Se fondant sur le structuralisme et la sémantique, Tzvetan Todorov récuse toutes ces explications. Pour lui, le fantastique n’existe qu’en tant que genre littéraire, ce n’est pas une substance. Le fantastique ne durerait que le temps où le lecteur hésite entre l’explication rationnelle et la surnaturelle. « Le concept de fantastique se définit par rapport à ceux de réel et d’imaginaire. Ou bien le diable est une illusion, un être imaginaire ; ou bien il existe réellement, tout comme les autres êtres vivants, avec cette réserve qu’on le rencontre rarement. Le fantastique occupe le temps de cette incertitude ; dès qu’on choisit l’une ou l’autre réponse, on quitte le fantastique pour entrer dans un genre voisin, l’étrange ou le merveilleux. Le fantastique, c’est l’hésitation éprouvée par un être qui ne connaît que les lois naturelles face à un événement en apparence surnaturel. » T. Todorov illustre sa thèse par le Diable amoureux et le Manuscrit trouvé à Saragosse, qui se prêtent bien à la démonstration. Mais si l’on réduit le fantastique à l’hésitation, la majeure partie de l’œuvre de Hoffmann et de Poe se trouve rejetée. Ce sont pourtant ces derniers qui sont tenus pour les auteurs fantastiques par excellence.
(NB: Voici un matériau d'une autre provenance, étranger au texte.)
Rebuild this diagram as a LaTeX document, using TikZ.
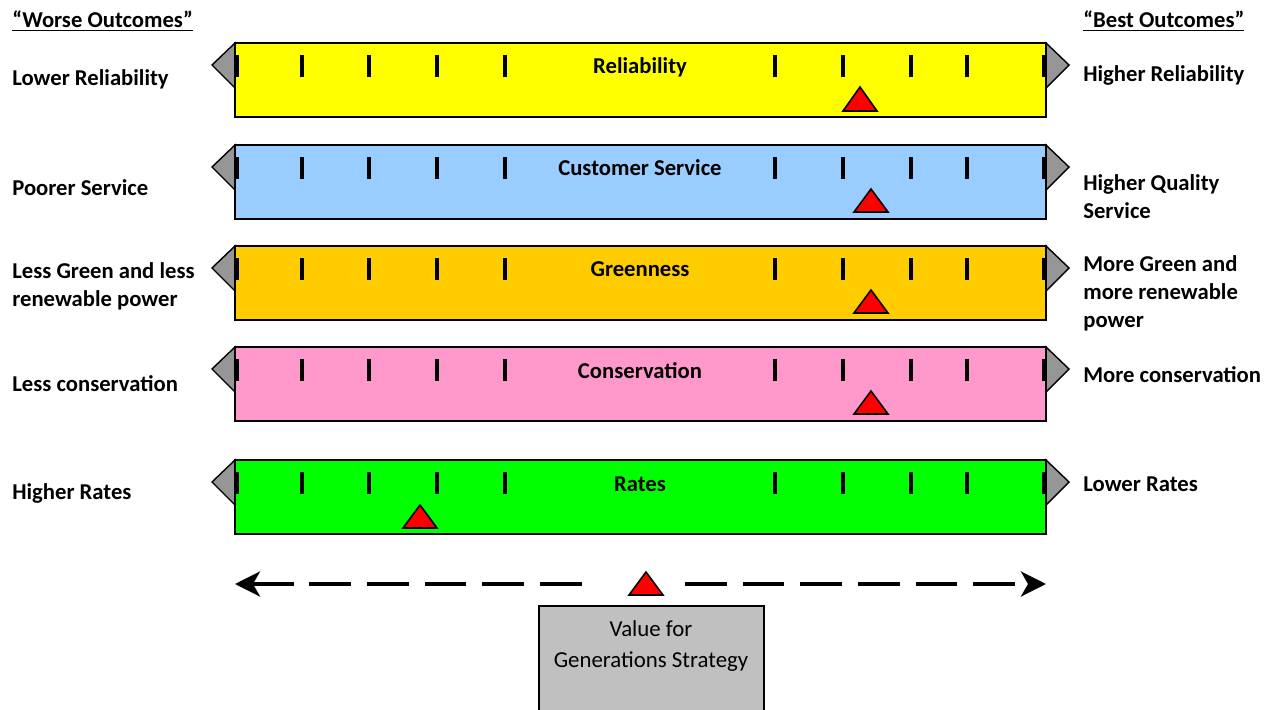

En revanche, si l’on donne à la notion son extension la plus vaste, on rangera dans la littérature fantastique l’Odyssée, l’Énéide, la Divine Comédie, Don Quichotte et les deux Faust, presque toutes les œuvres des romantiques allemands. Si elles ont pu créer des mythes et conserver une fraîcheur qui défie les siècles, c’est grâce à cet élixir de longue vie dont la poésie du fantastique les anime. Valéry le constate avec surprise et avec amertume : « Certains croient que la durée des œuvres tient à leur « humanité ». Ils s’efforcent d’être vrais. Mais quelle plus longue durée que celle des œuvres fantastiques ? Le faux et le merveilleux sont plus humains que l’homme vrai. » C’est que l’humain est un domaine plus vaste, plus mystérieux que ne le conçoit le réalisme. Les écrivains de jadis, que ne paralysaient pas des scrupules positivistes, faisaient appel à toutes les puissances qui s’exercent sur l’homme, y compris à celles qui excèdent la raison. La littérature fantastique déborde infiniment le « genre » créé au xixe s. ; si l’on peut assigner à celui-ci certaines limites, il faut se contenter pour celle-là d’une définition assez étendue pour comprendre à la fois Princesse Brambilla, Frankenstein, Dracula et les spéculations intellectuelles et métaphysiques de J. L. Borges*. Disons que le fantastique concerne ce qui se cache aussi bien dans notre inconscient que dans des mondes inconnus, et que tout ce qui se tient derrière les apparences ressortit à son domaine. Léonard de Vinci inscrit ces deux seuls mots dans l’un de ses Carnets : « Peur et désir », désignant par avance les principes essentiels de cette littérature fantastique qui est avant tout poésie, qu’on ne peut séparer de la poésie.

« L’irruption des forces maléfiques dans l’univers domestiqué qui les exclut produit un nouveau merveilleux qui est tout entier sous le signe de l’autre monde : pactes avec le démon, vengeances de défunts, vampires altérés de sang frais, statues, mannequins ou automates qui soudain s’animent et sévissent parmi les vivants. Ces êtres maudits hantent la mort et le noir, la face d’ombre des choses. Ce sont essentiellement des apparitions », dit Roger Caillois. Cela nous invite à énumérer quelques-uns des thèmes principaux du fantastique.

• L’apparition de la mort. Au cours d’une fête, d’un bal, la mort généralement travestie glace la gaieté et désigne ses victimes (le Masque de la mort rouge, d’Edgar Poe). Elle apparaît dans la rue, mais sa taille exceptionnelle la désigne au regard (la Grande Femme, de Pedro de Alarcón). Elle attend aussi sa victime dans le lieu même où celle-ci se réfugie et se croit en sûreté comme dans le célèbre épisode des Mille et Une Nuits (« la Mort à Samarkand »). Elle se manifeste aussi par des rêves annonciateurs, par des signes, par des objets soudain revêtus d’une signification singulière (l’Intersigne, de Villiers de L’Isle-Adam* ; la Dame de pique, de Pouchkine*). Le document ethnographique d’Anatole Le Braz la Légende de la mort en Basse-Bretagne (1893) constitue un répertoire de toutes les superstitions concernant les morts, le sort de l’âme, les revenants, les conjurations et l’enfer.